Prof Christian Hilber, a professor of economic geography at the London School of Economics, warned ending the holiday and furlough on the same day could “trigger a significant downturn” in property prices and the rental market.

He said: “If the stamp duty holiday or the furlough scheme are not extended, this is a double whammy.

“In fact, it could even be described as a triple whammy: the end of the stamp duty holiday has a negative effect on prices and volumes; the end of the furlough scheme reduces real incomes of the employed, reducing housing demand, so has a negative effect on prices; and the end of the furlough scheme will also likely trigger an increase in unemployment, which should lead to downward pressure on house prices in the lower end of the housing market and on rents.

“Certainly, if the stamp duty holiday and the furlough scheme really come to an end at the same time, there is a risk this triggers a significant downturn in the housing markets.”

Increased pressure to get deals completed

Helen Hutchison, residential property partner at law firm Irwin Mitchell, said: “An extension would no doubt be greatly received, not only by home buyers, but also by conveyancers and others in the industry coming up against increased pressure to get deals over the line by the deadline." 

Tim Aspey, managing director of Andrew Porter, an independent removals and storage firm, said: “We currently have record numbers of customers in storage hoping to move before the stamp duty holiday runs out. 

“As it stands, many people could miss out on the relief purely due to being unable to get a sale through in time.

“We urge the Government to extend the relief to help individuals improve their personal circumstances, as well as assisting the wider economy.”

'Initiative has worked'

Pete Mugleston, from the, said: “Everyone knows far too many people will miss the deadline.

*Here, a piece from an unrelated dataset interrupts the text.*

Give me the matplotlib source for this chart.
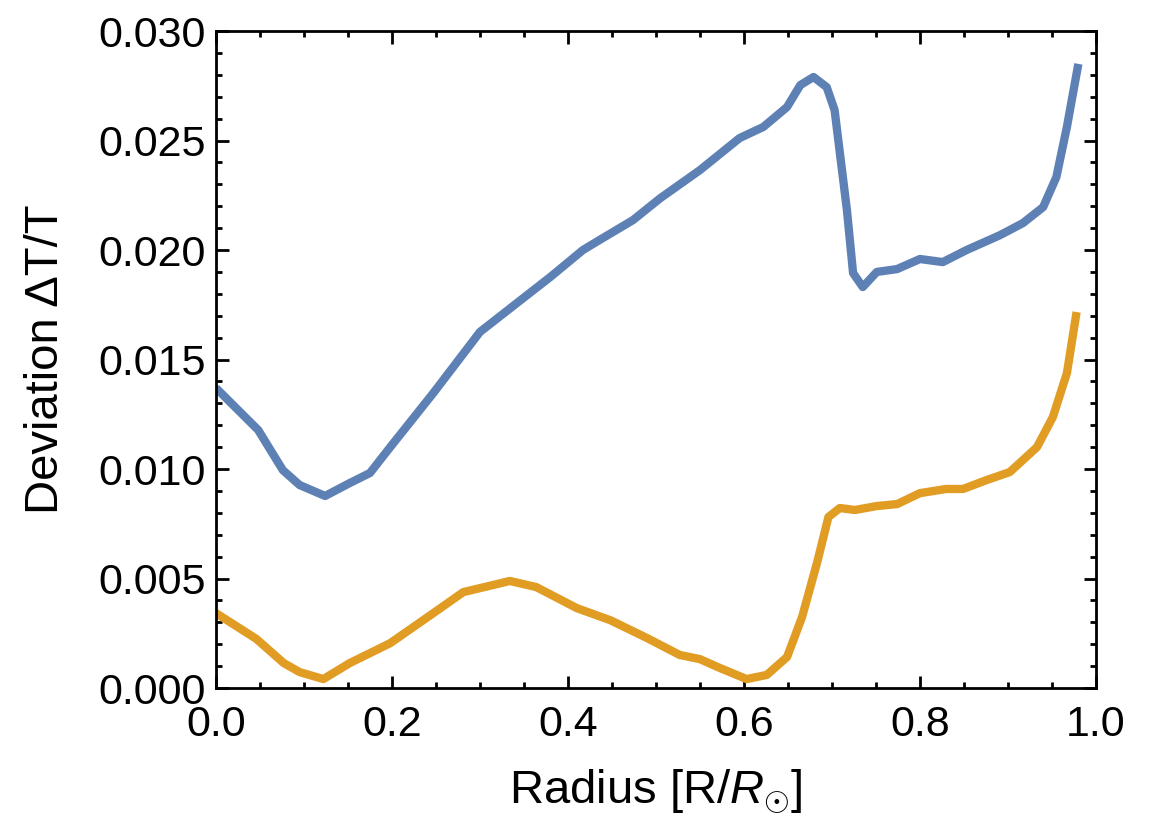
import numpy as np
import matplotlib
matplotlib.use('Agg')
import matplotlib.pyplot as plt
from matplotlib.ticker import MultipleLocator, FormatStrFormatter

# Blue curve (upper)
r_blue = [0.0, 0.048, 0.076, 0.095, 0.124, 0.152, 0.175, 0.198, 0.247, 0.30, 0.342, 0.38,
          0.417, 0.436, 0.474, 0.505, 0.55, 0.595, 0.622, 0.649, 0.664, 0.679, 0.694, 0.703,
          0.709, 0.717, 0.724, 0.735, 0.751, 0.774, 0.80, 0.826, 0.853, 0.891, 0.917, 0.94,
          0.955, 0.967, 0.98]
dev_blue = [0.0137, 0.01178, 0.00995, 0.00927, 0.00877, 0.00936, 0.00982, 0.0110, 0.01347,
            0.01626, 0.01758, 0.01877, 0.0200, 0.02046, 0.02137, 0.02237, 0.02365, 0.02511,
            0.02562, 0.02653, 0.02753, 0.0279, 0.02744, 0.02639, 0.02443, 0.02183, 0.01895,
            0.01831, 0.0190, 0.01913, 0.01959, 0.01945, 0.0200, 0.02068, 0.02123, 0.02196,
            0.02333, 0.02562, 0.0285]

# Orange curve (lower)
r_orange = [0.0, 0.046, 0.077, 0.095, 0.122, 0.152, 0.198, 0.247, 0.281, 0.334, 0.364, 0.41,
            0.448, 0.49, 0.527, 0.55, 0.573, 0.603, 0.626, 0.649, 0.666, 0.683, 0.696, 0.709,
            0.726, 0.751, 0.774, 0.80, 0.83, 0.849, 0.876, 0.902, 0.933, 0.951, 0.967, 0.978]
dev_orange = [0.00342, 0.00224, 0.00114, 0.00073, 0.00041, 0.00114, 0.00205, 0.00342, 0.00438,
              0.00489, 0.00461, 0.00365, 0.0031, 0.00228, 0.00151, 0.00132, 0.00091, 0.00041,
              0.0006, 0.00142, 0.00324, 0.00571, 0.00781, 0.00822, 0.00813, 0.00831, 0.0084,
              0.0089, 0.00909, 0.00909, 0.0095, 0.00986, 0.011, 0.01237, 0.01438, 0.01717]

plt.rcParams['font.family'] = ['Liberation Sans', 'DejaVu Sans']
plt.rcParams['mathtext.fontset'] = 'custom'
plt.rcParams['mathtext.rm'] = 'Liberation Sans'
plt.rcParams['mathtext.it'] = 'Liberation Sans:italic'

fig = plt.figure(figsize=(11.5, 8.25), dpi=100)
ax = fig.add_axes([0.1878, 0.166, 0.7652, 0.7964])

ax.plot(r_blue, dev_blue, color='#5E81B5', lw=6, solid_capstyle='butt', solid_joinstyle='round')
ax.plot(r_orange, dev_orange, color='#E19C24', lw=6, solid_capstyle='butt', solid_joinstyle='round')

ax.set_xlim(0, 1)
ax.set_ylim(0, 0.030)
ax.xaxis.set_major_locator(MultipleLocator(0.2))
ax.xaxis.set_minor_locator(MultipleLocator(0.05))
ax.yaxis.set_major_locator(MultipleLocator(0.005))
ax.yaxis.set_minor_locator(MultipleLocator(0.001))
ax.xaxis.set_major_formatter(FormatStrFormatter('%.1f'))
ax.yaxis.set_major_formatter(FormatStrFormatter('%.3f'))

ax.tick_params(which='both', direction='in', top=True, right=True, width=2, colors='black')
ax.tick_params(which='major', length=9, labelsize=31)
ax.tick_params(axis='x', which='major', pad=12)
ax.tick_params(axis='y', which='major', pad=7)
ax.tick_params(which='minor', length=4.5)
for s in ax.spines.values():
    s.set_linewidth(2)

ax.set_xlabel(r'Radius [R/$R_{\odot}$]', fontsize=34, labelpad=16)
ax.set_ylabel('Deviation ΔT/T', fontsize=34, labelpad=22)

fig.savefig('out.png', dpi=100)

Thousands of deals will collapse as those relying on the discount to make the deals work break the chain and all other parties have to wait for a new buyer - the total cost to everyone involved could be huge. 

“The frustrating thing is the initiative has worked - the market has been significantly stimulated - but many will have spent money in good faith they can ill afford to lose and will never complete, through no fault of their own. 

“The government cannot deem the initiative a success if it lets down so many of the dormant buyers it aimed to inspire."